Fisher v. University of Texas at Austin
Citation and Court
570 U.S. 297 (2013) (Fisher I); 579 U.S. 365 (2016) (Fisher II) — Supreme Court of the United States
Facts
Abigail Fisher, a white Texas resident, was denied admission to the University of Texas at Austin. UT admitted most Texas students through a Top Ten Percent Plan (guaranteed admission to top 10% of each high school class) and considered race as one factor among many for remaining seats. Fisher sued, alleging that UT’s use of race in admissions violated the Equal Protection Clause.
Issue
Whether the University of Texas’s race-conscious holistic admissions program for non-top-ten-percent applicants satisfies strict scrutiny under the Equal Protection Clause.
Holding
In Fisher I, the Court vacated and remanded, holding that the Fifth Circuit had not applied sufficiently rigorous strict scrutiny. In Fisher II, the Court upheld UT’s admissions program on remand, finding it narrowly tailored to achieve the compelling interest in diversity.
Rule / Doctrine
Strict scrutiny applies to all race-conscious government action, including university admissions.
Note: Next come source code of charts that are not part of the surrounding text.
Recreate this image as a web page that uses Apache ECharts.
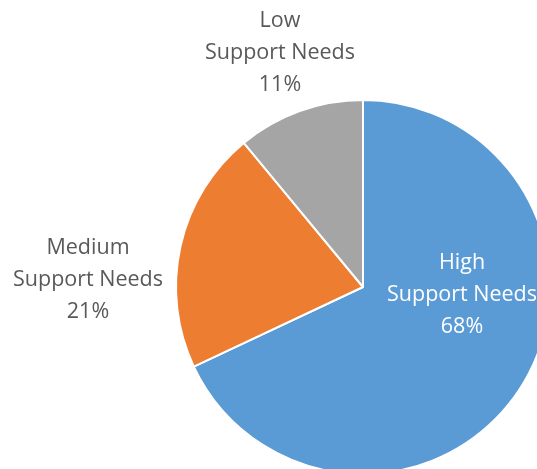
<!DOCTYPE html>
<html>
<head>
<meta charset="utf-8">
<script src="https://cdn.jsdelivr.net/npm/echarts@6/dist/echarts.min.js"></script>
<style>
html,body{margin:0;padding:0;background:#fff;}
#chart{width:537px;height:469px;}
</style>
</head>
<body>
<div id="chart"></div>
<script>
const categories = ['High\nSupport Needs', 'Medium\nSupport Needs', 'Low\nSupport Needs'];
const values = [68, 21, 11];
const colors = ['#5B9BD5', '#ED7D31', '#A5A5A5'];
const labelColors = ['#ffffff', '#595959', '#595959'];
const labelPlacement = ['inside', 'outside', 'outside'];
// label anchor positions (centre of each text block)
const labelPos = [[462, 295], [88, 280], [280, 53]];

const chart = echarts.init(document.getElementById('chart'));
chart.setOption({
  animation: false,
  backgroundColor: '#ffffff',
  series: [{
    type: 'pie',
    center: [363, 287],
    radius: 187,
    startAngle: 90,
    clockwise: true,
    avoidLabelOverlap: false,
    data: categories.map((c, i) => ({
      name: c,
      value: values[i],
      itemStyle: { color: colors[i] },
      label: { color: labelColors[i], position: labelPlacement[i] }
    })),
    itemStyle: { borderColor: '#ffffff', borderWidth: 2 },
    label: {
      show: true,
      formatter: p => p.name + '\n' + p.value + '%',
      fontFamily: 'Open Sans',
      fontSize: 21.5,
      lineHeight: 32,
      align: 'center',
      overflow: 'none',
      width: 200
    },
    labelLine: { show: false },
    labelLayout: params => ({
      x: labelPos[params.dataIndex][0],
      y: labelPos[params.dataIndex][1],
      align: 'center',
      verticalAlign: 'middle',
      hideOverlap: false,
      moveOverlap: null
    })
  }]
});
</script>
</body>
</html>
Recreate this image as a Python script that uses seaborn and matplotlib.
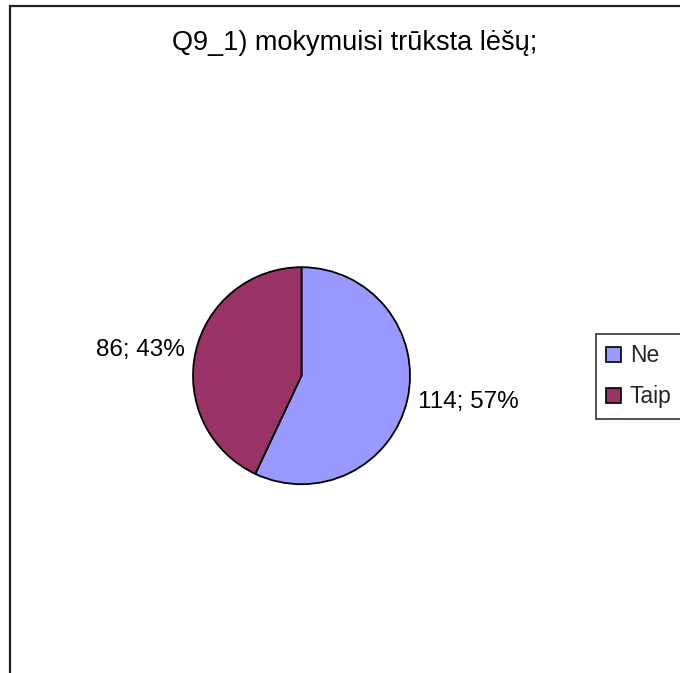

Courts may defer to universities’ good-faith judgments about what constitutes a diverse student body (compelling interest), but must rigorously evaluate whether the means (the race-conscious program) are narrowly tailored and no workable race-neutral alternatives could achieve the same educational benefits.
Significance
Fisher I and II are the last major affirmative action cases before Students for Fair Admissions v. Harvard (2023), which overruled Grutter v. Bollinger (2003) and effectively ended race-conscious admissions in higher education. Fisher II represents the high-water mark of the Grutter framework in practice.